The U.S. Air Force received its first T-7A Red Hawk at Joint Base San Antonio–Randolph on 5 December 2025, a milestone that some U.S. outlets mischaracterised as the start of pilot training. In fact, the aircraft delivered to the 12th Flying Training Wing is an early integration platform intended for instructor familiarisation, syllabus development and ground-based training-system alignment. It is not a production-standard jet and does not accelerate the programme’s operational timeline.

Under the Program of Record, the U.S. Air Force plans to procure 351 T-7A aircraft, 46 simulators and associated ground-based training systems. Operational deliveries will begin in 2027, with the aircraft expected to reach Initial Operational Capability (IOC) in August 2027, when 14 aircraft will be assigned to the 99th Flying Training Squadron. Annual procurement is projected at 40–60 aircraft per year through 2033, with final buys extending to 2035–36 as the T-38 Talon is gradually phased out.

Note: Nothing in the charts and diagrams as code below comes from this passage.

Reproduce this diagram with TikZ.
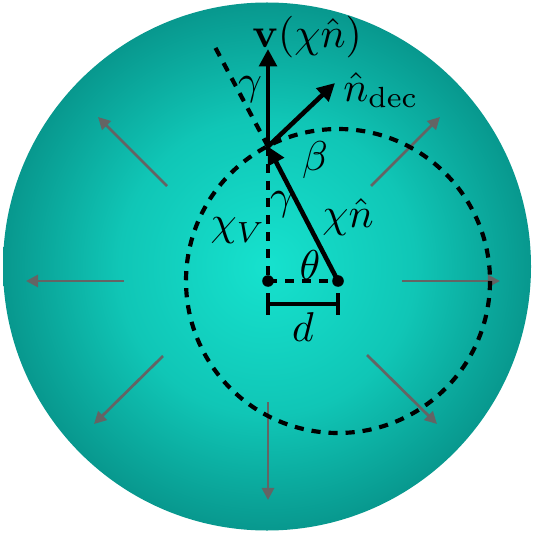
\documentclass[tikz,border=0pt]{standalone}
\usetikzlibrary{arrows.meta}
\definecolor{tealin}{RGB}{22,226,206}
\definecolor{tealmid}{RGB}{16,198,182}
\definecolor{tealout}{RGB}{8,152,142}
\definecolor{arrowgray}{RGB}{100,100,100}
\pgfdeclareradialshading{tealball}{\pgfpoint{0bp}{0bp}}{color(0bp)=(tealin); color(14bp)=(tealmid); color(25bp)=(tealout); color(50bp)=(tealout)}
\tikzset{
  grayarrow/.style={draw=arrowgray, line width=0.65pt, -{Triangle[length=2.9pt,width=2.9pt]}, arrowgray},
  blackarrow/.style={draw=black, line width=1.1pt, -{Triangle[length=4.2pt,width=4.2pt]}},
  dashline/.style={draw=black, line width=1pt, dash pattern=on 2.2pt off 1.9pt},
  lbl/.style={inner sep=0pt, outer sep=0pt}
}
\begin{document}
\begin{tikzpicture}[x=0.24pt,y=-0.24pt]
\useasboundingbox (0,0) rectangle (532,538);
% sphere
\shade[shading=tealball] (267,266.5) circle[radius=264];
% radial gray arrows
\coordinate (a1s) at (167,186); \coordinate (a1e) at (98,117);
\coordinate (a2s) at (124,281); \coordinate (a2e) at (26,281);
\coordinate (a3s) at (163,356); \coordinate (a3e) at (94,424);
\coordinate (a4s) at (268,402); \coordinate (a4e) at (268,500);
\coordinate (a5s) at (367,355); \coordinate (a5e) at (437,424);
\coordinate (a6s) at (402,281); \coordinate (a6e) at (500,281);
\coordinate (a7s) at (371,186); \coordinate (a7e) at (440,117);
\foreach \i in {1,...,7} {\draw[grayarrow] (a\i s) -- (a\i e);}
% key points
\coordinate (O) at (268,281);
\coordinate (C) at (338,281);
\coordinate (P) at (268,146.5);
\coordinate (V) at (268,49);
\coordinate (N) at (335,83);
\coordinate (E) at (215,47);
% dashed circle
\draw[dashline] (C) circle[radius=152];
% dashed lines
\draw[dashline] (P) -- (E);
\draw[dashline] (P) -- (O);
\draw[dashline] (O) -- (C);
% black arrows
\draw[blackarrow] (P) -- (V);
\draw[blackarrow] (P) -- (N);
\draw[blackarrow] (C) -- (P);
% dots
\fill (O) circle[radius=5.8];
\fill (C) circle[radius=5.8];
% d bar
\coordinate (d1) at (268,304); \coordinate (d2) at (338,304);
\draw[line width=0.8pt] (268,293) -- (268,315);
\draw[line width=0.8pt] (338,293) -- (338,315);
\draw[line width=0.8pt] (d1) -- (d2);
% labels
\node[lbl] (lv) at (307,37) {$\mathbf{v}(\chi\hat{n})$};
\node[lbl] (ln) at (381,90) {$\hat{n}_{\mathrm{dec}}$};
\node[lbl] (lg1) at (250,90) {$\gamma$};
\node[lbl] (lb) at (315,160) {$\beta$};
\node[lbl] (lg2) at (282,205) {$\gamma$};
\node[lbl] (lcv) at (238,231) {$\chi_V$};
\node[lbl] (lcn) at (348,217) {$\chi\hat{n}$};
\node[lbl] (lt) at (310,265) {$\theta$};
\node[lbl] (ld) at (303,327) {$d$};
\end{tikzpicture}
\end{document}
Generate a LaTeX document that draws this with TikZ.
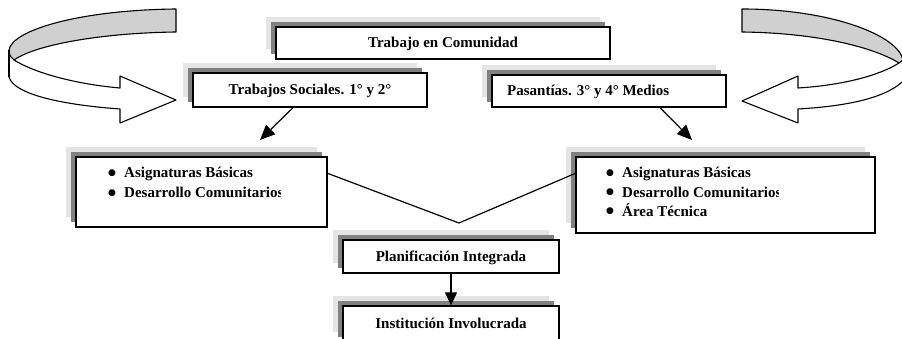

The aircraft now at Randolph enables AETC to begin Type 1 maintenance training, syllabus design and instructor transition in parallel with ongoing flight-test activities at Edwards AFB. This approach allows the command to build digital infrastructure and training processes before production aircraft enter service.
Future deliveries are scheduled for Columbus AFB in Fiscal 2027, Laughlin AFB in Fiscal 2032, Vance AFB in Fiscal 2034 and Sheppard AFB in Fiscal 2035, marking a phased introduction that will reshape the Air Force’s pilot-training enterprise over the next decade.